━━━━━ Data excerpt ━━━━━
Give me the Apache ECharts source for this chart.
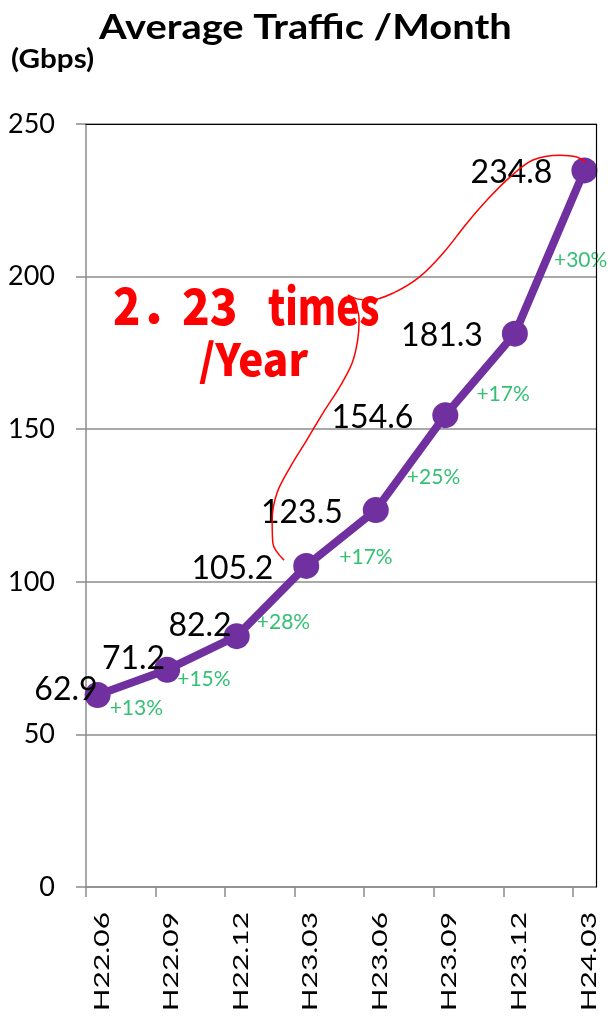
<!DOCTYPE html>
<html>
<head>
<meta charset="utf-8">
<script src="https://cdn.jsdelivr.net/npm/echarts@6/dist/echarts.min.js"></script>
<style>
  html, body { margin: 0; padding: 0; background: #fff; }
  #chart { width: 608px; height: 1019px; }
</style>
</head>
<body>
<div id="chart"></div>
<script>
// Quarterly average traffic (Gbps)
const categories = ['H22.06', 'H22.09', 'H22.12', 'H23.03', 'H23.06', 'H23.09', 'H23.12', 'H24.03'];
const traffic = [62.9, 71.2, 82.2, 105.2, 123.5, 154.6, 181.3, 234.8];
// quarter-on-quarter growth, printed between neighbouring points
const growthLabels = ['+13%', '+15%', '+28%', '+17%', '+25%', '+17%', '+30%'];
const yTickValues = [0, 50, 100, 150, 200, 250];

// hand-drawn red callout stroke, as (category index, Gbps) pairs
const calloutPath = [
  [2.68, 107.1], [2.52, 112.7], [2.51, 120.2], [2.58, 129.1], [2.77, 137.6],
  [3.01, 146.5], [3.24, 155.3], [3.48, 163.8], [3.66, 171.7], [3.74, 179.2],
  [3.76, 185.8], [3.71, 190.7], [3.60, 194.0], [3.73, 192.7], [3.92, 192.3],
  [4.25, 194.6], [4.63, 199.9], [4.97, 207.7], [5.31, 217.5], [5.60, 225.1],
  [5.93, 232.6], [6.26, 238.2], [6.65, 239.8], [6.89, 239.2], [7.02, 237.5]
];

// label nudges (pixels) -- styling only
const valueLabelOffsets = [[18, -5], [16, -11], [13, -10], [-15, 3], [-15, 3], [-14, 3], [-14, 2], [-14, 2]];
const growthLabelOffsets = [[4, 26], [2, 26], [12, 21], [25, 19], [23, 15], [23, 20], [31, 8]];

// The x axis runs in sixths of a quarter: each point sits one sixth to the
// right of its tick mark, and the plot ends one third past the last tick.
const SUB = 6, OFF = 1, X_MAX = 44;
const xOf = i => i * SUB + OFF;

const FONT = 'Lato';
const GRAY = '#8c8c8c';
const RED_FONT = '"Noto Sans CJK JP"';

const chart = echarts.init(document.getElementById('chart'), null, { renderer: 'canvas' });

const option = {
  animation: false,
  backgroundColor: '#fff',
  grid: { left: 86, top: 124, right: 12, bottom: 132 },
  xAxis: [{
    type: 'value', min: 0, max: X_MAX, position: 'bottom',
    axisLine: { show: true, onZero: false, lineStyle: { color: GRAY, width: 1.5 } },
    axisTick: { show: true, customValues: categories.map((_, i) => i * SUB), length: 10, lineStyle: { color: GRAY, width: 1.5 } },
    axisLabel: { show: false },
    splitLine: { show: false }
  }, {
    type: 'value', min: 0, max: X_MAX, position: 'top', z: 5,
    axisLine: { show: true, onZero: false, lineStyle: { color: '#000', width: 1.2 } },
    axisTick: { show: false }, axisLabel: { show: false }, splitLine: { show: false }
  }],
  yAxis: [{
    type: 'value', min: 0, max: 250, interval: 50,
    axisLine: { show: true, lineStyle: { color: GRAY, width: 1.5 } },
    axisTick: { show: true, length: 10, lineStyle: { color: GRAY, width: 1.5 } },
    axisLabel: {
      margin: 31, fontFamily: FONT, fontSize: 27, color: '#000',
      formatter: v => (yTickValues.includes(v) ? String(v) : '')
    },
    splitLine: { show: true, lineStyle: { color: GRAY, width: 1.5 } }
  }, {
    type: 'value', min: 0, max: 250, position: 'right', z: 5,
    axisLine: { show: true, onZero: false, lineStyle: { color: '#000', width: 1.2 } },
    axisTick: { show: false }, axisLabel: { show: false }, splitLine: { show: false }
  }],
  series: [{
    name: 'Average Traffic', type: 'line', xAxisIndex: 0, yAxisIndex: 0, z: 3,
    data: traffic.map((v, i) => ({ value: [xOf(i), v], label: { offset: valueLabelOffsets[i] } })),
    lineStyle: { color: '#7030A0', width: 8 },
    itemStyle: { color: '#7030A0' },
    symbol: 'circle', symbolSize: 26,
    label: {
      show: true, position: 'left', distance: 5,
      fontFamily: FONT, fontSize: 32, color: '#000',
      formatter: p => p.value[1].toFixed(1)
    }
  }, {
    name: 'Growth', type: 'scatter', xAxisIndex: 0, yAxisIndex: 0, z: 4,
    symbolSize: 1, itemStyle: { color: 'transparent' }, silent: true,
    data: growthLabels.map((g, i) => ({
      value: [xOf(i) + SUB / 2, (traffic[i] + traffic[i + 1]) / 2],
      label: { offset: growthLabelOffsets[i] }
    })),
    label: {
      show: true, position: 'inside',
      fontFamily: FONT, fontSize: 21, color: '#00B050',
      formatter: p => growthLabels[p.dataIndex]
    }
  }, {
    name: 'Callout', type: 'line', xAxisIndex: 0, yAxisIndex: 0, z: 10, silent: true,
    data: calloutPath.map(([c, g]) => [xOf(c), g]),
    smooth: 0.35, symbol: 'none',
    lineStyle: { color: '#ff0000', width: 1.5 }
  }]
};

chart.setOption(option);

// Category names under the axis, rotated and stretched along the reading direction
const xLabels = categories.map((name, i) => {
  const [px, py] = chart.convertToPixel({ xAxisIndex: 0, yAxisIndex: 0 }, [xOf(i), 0]);
  return {
    type: 'text', x: px + 4, y: py + 25, rotation: Math.PI / 2, scaleX: 1.36, silent: true,
    style: { text: name, font: '22px ' + FONT, fill: '#000', align: 'right', verticalAlign: 'middle' }
  };
});

function redText(text, x, y, size, sx) {
  return {
    type: 'text', x: x, y: y, scaleX: sx, silent: true, z: 20,
    style: { text: text, font: '900 ' + size + 'px ' + RED_FONT, fill: '#ff0000', align: 'left', verticalAlign: 'middle' }
  };
}

chart.setOption({
  graphic: [
    { type: 'text', x: 99, y: 28, scaleX: 1.14, silent: true,
      style: { text: 'Average Traffic /Month', font: 'bold 35px ' + FONT, fill: '#000', align: 'left', verticalAlign: 'middle' } },
    { type: 'text', x: 11, y: 60, scaleX: 1.14, silent: true,
      style: { text: '(Gbps)', font: 'bold 26px ' + FONT, fill: '#000', align: 'left', verticalAlign: 'middle' } },
    redText('2．', 113, 306, 50, 0.9),
    redText('23', 182, 306, 50, 0.91),
    redText('times', 268, 306, 50, 0.78),
    redText('/Year', 199, 359, 44, 0.96)
  ].concat(xLabels)
});
</script>
</body>
</html>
━━━━━
Task prompt:
Give an exact reproduction of every line, leaving out any picture.

Output of the exercise:
Give me the Apache ECharts source for this chart.
<!DOCTYPE html>
<html>
<head>
<meta charset="utf-8">
<script src="https://cdn.jsdelivr.net/npm/echarts@6/dist/echarts.min.js"></script>
<style>
  html, body { margin: 0; padding: 0; background: #fff; }
  #chart { width: 608px; height: 1019px; }
</style>
</head>
<body>
<div id="chart"></div>
<script>
// Quarterly average traffic (Gbps)
const categories = ['H22.06', 'H22.09', 'H22.12', 'H23.03', 'H23.06', 'H23.09', 'H23.12', 'H24.03'];
const traffic = [62.9, 71.2, 82.2, 105.2, 123.5, 154.6, 181.3, 234.8];
// quarter-on-quarter growth, printed between neighbouring points
const growthLabels = ['+13%', '+15%', '+28%', '+17%', '+25%', '+17%', '+30%'];
const yTickValues = [0, 50, 100, 150, 200, 250];

// hand-drawn red callout stroke, as (category index, Gbps) pairs
const calloutPath = [
  [2.68, 107.1], [2.52, 112.7], [2.51, 120.2], [2.58, 129.1], [2.77, 137.6],
  [3.01, 146.5], [3.24, 155.3], [3.48, 163.8], [3.66, 171.7], [3.74, 179.2],
  [3.76, 185.8], [3.71, 190.7], [3.60, 194.0], [3.73, 192.7], [3.92, 192.3],
  [4.25, 194.6], [4.63, 199.9], [4.97, 207.7], [5.31, 217.5], [5.60, 225.1],
  [5.93, 232.6], [6.26, 238.2], [6.65, 239.8], [6.89, 239.2], [7.02, 237.5]
];

// label nudges (pixels) -- styling only
const valueLabelOffsets = [[18, -5], [16, -11], [13, -10], [-15, 3], [-15, 3], [-14, 3], [-14, 2], [-14, 2]];
const growthLabelOffsets = [[4, 26], [2, 26], [12, 21], [25, 19], [23, 15], [23, 20], [31, 8]];

// The x axis runs in sixths of a quarter: each point sits one sixth to the
// right of its tick mark, and the plot ends one third past the last tick.
const SUB = 6, OFF = 1, X_MAX = 44;
const xOf = i => i * SUB + OFF;

const FONT = 'Lato';
const GRAY = '#8c8c8c';
const RED_FONT = '"Noto Sans CJK JP"';

const chart = echarts.init(document.getElementById('chart'), null, { renderer: 'canvas' });

const option = {
  animation: false,
  backgroundColor: '#fff',
  grid: { left: 86, top: 124, right: 12, bottom: 132 },
  xAxis: [{
    type: 'value', min: 0, max: X_MAX, position: 'bottom',
    axisLine: { show: true, onZero: false, lineStyle: { color: GRAY, width: 1.5 } },
    axisTick: { show: true, customValues: categories.map((_, i) => i * SUB), length: 10, lineStyle: { color: GRAY, width: 1.5 } },
    axisLabel: { show: false },
    splitLine: { show: false }
  }, {
    type: 'value', min: 0, max: X_MAX, position: 'top', z: 5,
    axisLine: { show: true, onZero: false, lineStyle: { color: '#000', width: 1.2 } },
    axisTick: { show: false }, axisLabel: { show: false }, splitLine: { show: false }
  }],
  yAxis: [{
    type: 'value', min: 0, max: 250, interval: 50,
    axisLine: { show: true, lineStyle: { color: GRAY, width: 1.5 } },
    axisTick: { show: true, length: 10, lineStyle: { color: GRAY, width: 1.5 } },
    axisLabel: {
      margin: 31, fontFamily: FONT, fontSize: 27, color: '#000',
      formatter: v => (yTickValues.includes(v) ? String(v) : '')
    },
    splitLine: { show: true, lineStyle: { color: GRAY, width: 1.5 } }
  }, {
    type: 'value', min: 0, max: 250, position: 'right', z: 5,
    axisLine: { show: true, onZero: false, lineStyle: { color: '#000', width: 1.2 } },
    axisTick: { show: false }, axisLabel: { show: false }, splitLine: { show: false }
  }],
  series: [{
    name: 'Average Traffic', type: 'line', xAxisIndex: 0, yAxisIndex: 0, z: 3,
    data: traffic.map((v, i) => ({ value: [xOf(i), v], label: { offset: valueLabelOffsets[i] } })),
    lineStyle: { color: '#7030A0', width: 8 },
    itemStyle: { color: '#7030A0' },
    symbol: 'circle', symbolSize: 26,
    label: {
      show: true, position: 'left', distance: 5,
      fontFamily: FONT, fontSize: 32, color: '#000',
      formatter: p => p.value[1].toFixed(1)
    }
  }, {
    name: 'Growth', type: 'scatter', xAxisIndex: 0, yAxisIndex: 0, z: 4,
    symbolSize: 1, itemStyle: { color: 'transparent' }, silent: true,
    data: growthLabels.map((g, i) => ({
      value: [xOf(i) + SUB / 2, (traffic[i] + traffic[i + 1]) / 2],
      label: { offset: growthLabelOffsets[i] }
    })),
    label: {
      show: true, position: 'inside',
      fontFamily: FONT, fontSize: 21, color: '#00B050',
      formatter: p => growthLabels[p.dataIndex]
    }
  }, {
    name: 'Callout', type: 'line', xAxisIndex: 0, yAxisIndex: 0, z: 10, silent: true,
    data: calloutPath.map(([c, g]) => [xOf(c), g]),
    smooth: 0.35, symbol: 'none',
    lineStyle: { color: '#ff0000', width: 1.5 }
  }]
};

chart.setOption(option);

// Category names under the axis, rotated and stretched along the reading direction
const xLabels = categories.map((name, i) => {
  const [px, py] = chart.convertToPixel({ xAxisIndex: 0, yAxisIndex: 0 }, [xOf(i), 0]);
  return {
    type: 'text', x: px + 4, y: py + 25, rotation: Math.PI / 2, scaleX: 1.36, silent: true,
    style: { text: name, font: '22px ' + FONT, fill: '#000', align: 'right', verticalAlign: 'middle' }
  };
});

function redText(text, x, y, size, sx) {
  return {
    type: 'text', x: x, y: y, scaleX: sx, silent: true, z: 20,
    style: { text: text, font: '900 ' + size + 'px ' + RED_FONT, fill: '#ff0000', align: 'left', verticalAlign: 'middle' }
  };
}

chart.setOption({
  graphic: [
    { type: 'text', x: 99, y: 28, scaleX: 1.14, silent: true,
      style: { text: 'Average Traffic /Month', font: 'bold 35px ' + FONT, fill: '#000', align: 'left', verticalAlign: 'middle' } },
    { type: 'text', x: 11, y: 60, scaleX: 1.14, silent: true,
      style: { text: '(Gbps)', font: 'bold 26px ' + FONT, fill: '#000', align: 'left', verticalAlign: 'middle' } },
    redText('2．', 113, 306, 50, 0.9),
    redText('23', 182, 306, 50, 0.91),
    redText('times', 268, 306, 50, 0.78),
    redText('/Year', 199, 359, 44, 0.96)
  ].concat(xLabels)
});
</script>
</body>
</html>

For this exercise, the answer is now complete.